Docket Nos. 25, 27, Ex. 1 § 10(a).
The exclusions or limitations of liability of Carrier set forth in the provisions of this Ticket Contract, as well as all rights, defenses or immunities set forth herein, shall also apply to and be for the benefit of agents, independent contractors, concessionaires and suppliers of Carrier. . . .See Docket No. 25, Ex. 1 § 2(b). Plaintiffs disagree, arguing that the contractual language at issue is, at best, ambiguous as to its applicability and, therefore, must be construed against Defendants.
After careful consideration, I conclude that resolution of this issue is premature at this time. It is well-settled that a statute of limitations defense ordinarily cannot serve as the basis of a Rule 12(b)(6) dismissal. See Oshiver, 38 F.3d at 1384 n. 1 (citing Fed.R.Civ.P. 8(c)). A limited exception is made "where the complaint facially shows noncompliance with the limitations period and the affirmative defense clearly appears on the face of the pleading." Id. That exception, however, does not apply in this case. Although the events giving rise to Plaintiffs' Complaint plainly fall outside the one-year limitations period at issue, it is not clear from the face of the pleadings that the contractual limitations period extends to Defendants. Accordingly, the limitations issue is best left for resolution through a motion for summary judgment upon a more fully developed record, and Defendants' 12(b)(6) Motion to Dismiss on this basis is denied.
2. Negligence Standard
Pirate Duck and Baird next argue that Plaintiffs' negligence claim must be dismissed because it improperly states a heightened standard contrary to maritime law. Specifically, Pirate Duck and Baird take issue with paragraph 42 of the First Amended Complaint, which states that "[a]t all material times herein, Defendant Pirate Duck acted as a common carrier and owed its passengers, including Plaintiff, the highest duty of care." First Am. Compl. (Docket No. 6) ¶ 42; Pirate Duck Br. (Docket No. 25) at 5; Baird Br. (Docket No. 27) at 7. Defendants argue that maritime law, not Virgin Islands law, applies to the negligence claims and that controlling maritime law defines the duty of care owed by a carrier to its passengers as reasonable care under the circumstances. Pirate Duck Br. (Docket No. 25) at 6. Plaintiffs disagree that the reasonable care standard applies, and also argue that the Amended Complaint states a negligence claim under either standard.

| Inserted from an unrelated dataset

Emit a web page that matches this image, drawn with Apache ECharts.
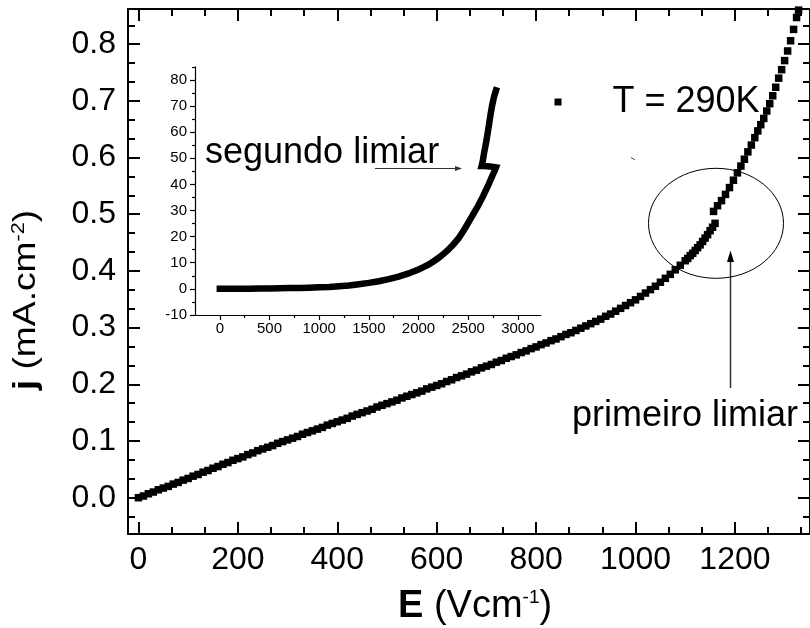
<!DOCTYPE html>
<html>
<head>
<meta charset="utf-8">
<script src="https://cdn.jsdelivr.net/npm/echarts@6/dist/echarts.min.js"></script>
<style>
  html, body { margin: 0; padding: 0; background: #fff; }
  #chart { width: 810px; height: 628px; }
</style>
</head>
<body>
<div id="chart"></div>
<script>
// Main curve: current density j (mA.cm^-2) against field E (V/cm) at 290 K
const fieldE = [
  0, 10, 20, 30, 40, 50, 60, 70, 80, 90,
  100, 110, 120, 130, 140, 150, 160, 170, 180, 190,
  200, 210, 220, 230, 240, 250, 260, 270, 280, 290,
  300, 310, 320, 330, 340, 350, 360, 370, 380, 390,
  400, 410, 420, 430, 440, 450, 460, 470, 480, 490,
  500, 510, 520, 530, 540, 550, 560, 570, 580, 590,
  600, 610, 620, 630, 640, 650, 660, 670, 680, 690,
  700, 710, 720, 730, 740, 750, 760, 770, 780, 790,
  800, 810, 820, 830, 840, 850, 860, 870, 880, 890,
  900, 910, 920, 930, 940, 950, 960, 970, 980, 990,
  1000, 1010, 1020, 1030, 1040, 1050, 1060, 1070, 1080, 1090,
  1100, 1105, 1110, 1115, 1120, 1125, 1130, 1135, 1140, 1145,
  1150, 1155, 1160,
  1157, 1165, 1173, 1181, 1189, 1197, 1205, 1212, 1219, 1226,
  1233, 1240, 1246, 1252, 1258, 1264, 1270, 1276, 1282, 1288,
  1294, 1300, 1306, 1312, 1318, 1324, 1328
];
const currentJ = [
  0.000, 0.003, 0.007, 0.010, 0.014, 0.017, 0.020, 0.024, 0.027, 0.031,
  0.034, 0.038, 0.041, 0.045, 0.048, 0.052, 0.055, 0.059, 0.062, 0.066,
  0.069, 0.072, 0.076, 0.079, 0.083, 0.086, 0.089, 0.092, 0.096, 0.099,
  0.102, 0.105, 0.108, 0.112, 0.115, 0.118, 0.121, 0.124, 0.128, 0.131,
  0.134, 0.137, 0.140, 0.144, 0.147, 0.150, 0.153, 0.156, 0.160, 0.163,
  0.166, 0.169, 0.172, 0.176, 0.179, 0.182, 0.185, 0.188, 0.192, 0.195,
  0.198, 0.201, 0.205, 0.208, 0.212, 0.215, 0.218, 0.222, 0.225, 0.229,
  0.232, 0.235, 0.239, 0.242, 0.246, 0.249, 0.252, 0.256, 0.259, 0.263,
  0.266, 0.270, 0.273, 0.277, 0.280, 0.284, 0.288, 0.291, 0.295, 0.299,
  0.303, 0.307, 0.311, 0.315, 0.320, 0.324, 0.329, 0.334, 0.339, 0.344,
  0.349, 0.355, 0.361, 0.367, 0.373, 0.380, 0.387, 0.394, 0.402, 0.410,
  0.418, 0.422, 0.427, 0.431, 0.436, 0.441, 0.446, 0.452, 0.458, 0.464,
  0.471, 0.477, 0.484,
  0.505, 0.515, 0.524, 0.535, 0.547, 0.560, 0.573, 0.585, 0.597, 0.610,
  0.622, 0.635, 0.647, 0.658, 0.669, 0.682, 0.695, 0.709, 0.724, 0.740,
  0.755, 0.771, 0.788, 0.806, 0.826, 0.847, 0.860
];

// Inset: full sweep up to the second threshold
const insetE = [
  0, 100, 200, 300, 400, 500, 600, 700, 800, 900,
  1000, 1100, 1200, 1300, 1400, 1500, 1600, 1700, 1800, 1900,
  2000, 2050, 2100, 2150, 2200, 2250, 2300, 2350, 2400, 2450,
  2500, 2550, 2600, 2650, 2700, 2740, 2770, 2780,
  2720, 2660, 2635,
  2645, 2660, 2680, 2700, 2720, 2740, 2760, 2780
];
const insetJ = [
  0, 0, 0, 0.05, 0.1, 0.15, 0.2, 0.3, 0.35, 0.45,
  0.6, 0.75, 1.0, 1.3, 1.8, 2.3, 2.9, 3.7, 4.7, 5.9,
  7.4, 8.3, 9.3, 10.5, 11.8, 13.3, 15.0, 17.0, 19.2, 22.0,
  25.3, 28.5, 31.8, 35.5, 39.5, 43.0, 45.5, 46.5,
  46.8, 47.0, 47.0,
  48.5, 52, 56, 60.5, 65.5, 70, 73.5, 76
];

// Tick labels
const mainXTicks = [0, 200, 400, 600, 800, 1000, 1200];
const mainYTicks = [0.0, 0.1, 0.2, 0.3, 0.4, 0.5, 0.6, 0.7, 0.8];
const insetXTicks = [0, 500, 1000, 1500, 2000, 2500, 3000];
const insetYTicks = [-10, 0, 10, 20, 30, 40, 50, 60, 70, 80];

const FONT = '"Liberation Sans", Arial, Helvetica, sans-serif';

// Minor ticks: two between each pair of major ticks on the main frame
function thirds(major, lo, hi) {
  const step = major[1] - major[0];
  const out = [];
  for (let k = -3; k <= major.length * 3 + 3; k++) {
    if (k % 3 === 0) continue;
    const v = +(major[0] + k * step / 3).toFixed(6);
    if (v > lo && v < hi) out.push(v);
  }
  return out;
}
// One minor tick halfway between major ticks on the inset
function halves(major, lo, hi) {
  const step = major[1] - major[0];
  const out = [];
  for (let k = -1; k <= major.length + 1; k++) {
    const v = major[0] + (k + 0.5) * step;
    if (v > lo && v <= hi) out.push(v);
  }
  return out;
}

const X_MIN = -21, X_MAX = 1351;
const Y_MIN = -0.064, Y_MAX = 0.862;
const IX_MIN = -250, IX_MAX = 3230;
const IY_MIN = -10, IY_MAX = 85;

function frameAxis(kind, position, ticks, len, withLabels, withLine) {
  const isX = kind === 'x';
  return {
    type: 'value',
    gridIndex: 0,
    position: position,
    min: isX ? X_MIN : Y_MIN,
    max: isX ? X_MAX : Y_MAX,
    splitLine: { show: false },
    axisLine: { show: withLine, onZero: false, lineStyle: { color: '#000', width: 2 } },
    axisTick: {
      show: true, inside: true, length: len,
      customValues: ticks,
      lineStyle: { color: '#000', width: 2 }
    },
    axisLabel: withLabels ? {
      show: true,
      customValues: ticks,
      fontSize: 32,
      fontFamily: FONT,
      color: '#000',
      margin: isX ? 10 : 12,
      formatter: isX ? (v => String(Math.round(v))) : (v => v.toFixed(1))
    } : { show: false }
  };
}

function insetAxis(kind, ticks, len, withLabels, withLine) {
  const isX = kind === 'x';
  return {
    type: 'value',
    gridIndex: 1,
    position: isX ? 'bottom' : 'left',
    min: isX ? IX_MIN : IY_MIN,
    max: isX ? IX_MAX : IY_MAX,
    splitLine: { show: false },
    axisLine: { show: withLine, onZero: false, lineStyle: { color: '#000', width: 1.2 } },
    axisTick: {
      show: true, inside: false, length: len,
      customValues: ticks,
      lineStyle: { color: '#000', width: 1.2 }
    },
    axisLabel: withLabels ? {
      show: true,
      customValues: ticks,
      fontSize: 15,
      fontFamily: FONT,
      color: '#000',
      margin: isX ? 6 : 8,
      formatter: v => String(Math.round(v))
    } : { show: false }
  };
}

const mainPoints = fieldE.map((e, i) => [e, currentJ[i]]);
const insetPoints = insetE.map((e, i) => [e, insetJ[i]]);

const chart = echarts.init(document.getElementById('chart'), null, { renderer: 'canvas' });

const option = {
  animation: false,
  backgroundColor: '#fff',
  grid: [
    { left: 128, top: 9, width: 690, height: 525 },
    { left: 195, top: 66.8, width: 345.7, height: 248.2 }
  ],
  xAxis: [
    frameAxis('x', 'bottom', mainXTicks, 12, true, true),
    frameAxis('x', 'bottom', thirds(mainXTicks, X_MIN, X_MAX), 7, false, false),
    frameAxis('x', 'top', mainXTicks, 12, false, true),
    frameAxis('x', 'top', thirds(mainXTicks, X_MIN, X_MAX), 7, false, false),
    insetAxis('x', insetXTicks, 5, true, true),
    insetAxis('x', halves(insetXTicks, IX_MIN, IX_MAX), 3, false, false)
  ],
  yAxis: [
    frameAxis('y', 'left', mainYTicks, 12, true, true),
    frameAxis('y', 'left', thirds(mainYTicks, Y_MIN, Y_MAX), 7, false, false),
    frameAxis('y', 'right', mainYTicks, 12, false, true),
    frameAxis('y', 'right', thirds(mainYTicks, Y_MIN, Y_MAX), 7, false, false),
    insetAxis('y', insetYTicks, 5, true, true),
    insetAxis('y', halves(insetYTicks, IY_MIN, IY_MAX), 3, false, false)
  ],
  legend: {
    data: ['T = 290K'],
    left: 554.5,
    top: 84,
    padding: 0,
    icon: 'rect',
    itemWidth: 7,
    itemHeight: 7,
    selectedMode: false,
    textStyle: {
      fontSize: 36,
      lineHeight: 36,
      fontFamily: FONT,
      color: '#000',
      padding: [0, 0, 0, 46]
    }
  },
  series: [
    {
      name: 'T = 290K',
      type: 'scatter',
      xAxisIndex: 0,
      yAxisIndex: 0,
      symbol: 'rect',
      symbolSize: 7.5,
      itemStyle: { color: '#000', opacity: 1 },
      data: mainPoints,
      z: 3
    },
    {
      name: 'inset',
      type: 'line',
      xAxisIndex: 4,
      yAxisIndex: 4,
      showSymbol: false,
      symbol: 'none',
      lineStyle: { color: '#000', width: 6.5, cap: 'square', join: 'miter' },
      data: insetPoints,
      z: 3
    }
  ],
  graphic: [
    // axis titles
    {
      type: 'text', x: 398, y: 588, z: 10,
      style: {
        text: '{b|E}{n| (Vcm}{s|-1}{n|)}',
        align: 'left', verticalAlign: 'top',
        rich: {
          b: { fontSize: 38, lineHeight: 38, fontWeight: 'bold', fontFamily: FONT, fill: '#000' },
          n: { fontSize: 38, lineHeight: 38, fontFamily: FONT, fill: '#000' },
          s: { fontSize: 19, lineHeight: 38, fontFamily: FONT, fill: '#000', verticalAlign: 'top' }
        }
      }
    },
    {
      type: 'text', x: 26, y: 300, rotation: Math.PI / 2, scaleX: 1.2, z: 10,
      style: {
        text: '{b|j}{n| (mA.cm}{s|-2}{n|)}',
        align: 'center', verticalAlign: 'middle',
        rich: {
          b: { fontSize: 31, lineHeight: 31, fontWeight: 'bold', fontFamily: FONT, fill: '#000' },
          n: { fontSize: 31, lineHeight: 31, fontFamily: FONT, fill: '#000' },
          s: { fontSize: 18, lineHeight: 31, fontFamily: FONT, fill: '#000', verticalAlign: 'top' }
        }
      }
    },
    // annotations
    {
      type: 'text', x: 205, y: 153, z: 10,
      style: { text: 'segundo limiar', fontSize: 36, fontFamily: FONT, fill: '#000',
               align: 'left', verticalAlign: 'middle' }
    },
    {
      type: 'line', z: 11,
      shape: { x1: 375, y1: 168.5, x2: 456, y2: 168.5 },
      style: { stroke: '#333', lineWidth: 1 }
    },
    {
      type: 'polygon', z: 11,
      shape: { points: [[462, 168.5], [455, 166], [455, 171]] },
      style: { fill: '#333' }
    },
    {
      type: 'text', x: 572, y: 416, z: 10,
      style: { text: 'primeiro limiar', fontSize: 36, fontFamily: FONT, fill: '#000',
               align: 'left', verticalAlign: 'middle' }
    },
    {
      type: 'line', z: 11,
      shape: { x1: 730.5, y1: 388, x2: 730.5, y2: 260 },
      style: { stroke: '#333', lineWidth: 1.5 }
    },
    {
      type: 'polygon', z: 11,
      shape: { points: [[730.5, 250.5], [727, 262], [734, 262]] },
      style: { fill: '#000' }
    },
    {
      type: 'ellipse', z: 11,
      shape: { cx: 716, cy: 223.3, rx: 67.5, ry: 55 },
      style: { fill: 'none', stroke: '#000', lineWidth: 1 }
    },
    {
      type: 'line', z: 11,
      shape: { x1: 631, y1: 157.5, x2: 635, y2: 160 },
      style: { stroke: '#444', lineWidth: 1 }
    }
  ]
};

chart.setOption(option);
</script>
</body>
</html>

After careful review, I agree with Plaintiff that, taking the allegations in the Amended Complaint as true, the pleading states a claim for negligence upon which relief can be granted under either standard of care. Accordingly, dismissal of the negligence claims on the standard of care issue is inappropriate at this time.
3. Factual Basis for Gross Negligence or Punitive Damages
Pirate Duck and Baird argue that Plaintiffs' gross negligence and punitive damages claims must be dismissed because the Amended Complaint fails to allege a sufficient factual basis for those claims under the Twombly standard. Plaintiffs disagree and contend that the Amended Complaint more than adequately supports both claims. I concur with Plaintiffs.
To survive a motion to dismiss under Twombly, a complaint alleging gross negligence and/or punitive damages must contain facts sufficient to show that the applicable standards for recovery are plausibly met. See Thomas v. Rijos, Civ. Case No. 2009/82, 2011 WL 1637471, at *3 (D.V.I. Apr. 29, 2011). Here, the parties appear to disagree on the applicable standard for gross negligence. Specifically, Defendants cite Tutein v. Parry, No. SX-00-CV-080, 2006 WL 3842108 (V.I. Super. Ct. Oct. 24, 2006), for the proposition that gross negligence requires "reckless" or "wanton" conduct, meaning the defendant must exhibit "a conscious indifference to the consequences of his conduct or act so unreasonable that imminent likelihood of harm or injury to another is reasonably apparent." Id. at *4. Plaintiffs, in turn, cite a more recent case, Thomas v. Rijos, in which the district court disagreed withTutein and held that "[w]hile gross negligence may be sustained by pleading facts showing that a defendant acted recklessly or wantonly, reckless or wanton conduct is not required." Id. at *7;see also id. (defining gross negligence as "conduct that presents 'an unreasonable risk of physical harm to another . . . that . . . is substantially greater than that which is necessary to make the conduct negligent.'" (quoting Booth v. Bowen, Civ. No. 2006-217, 2008 WL 220067, at *3 (D.V.I. Jan. 10, 2008))).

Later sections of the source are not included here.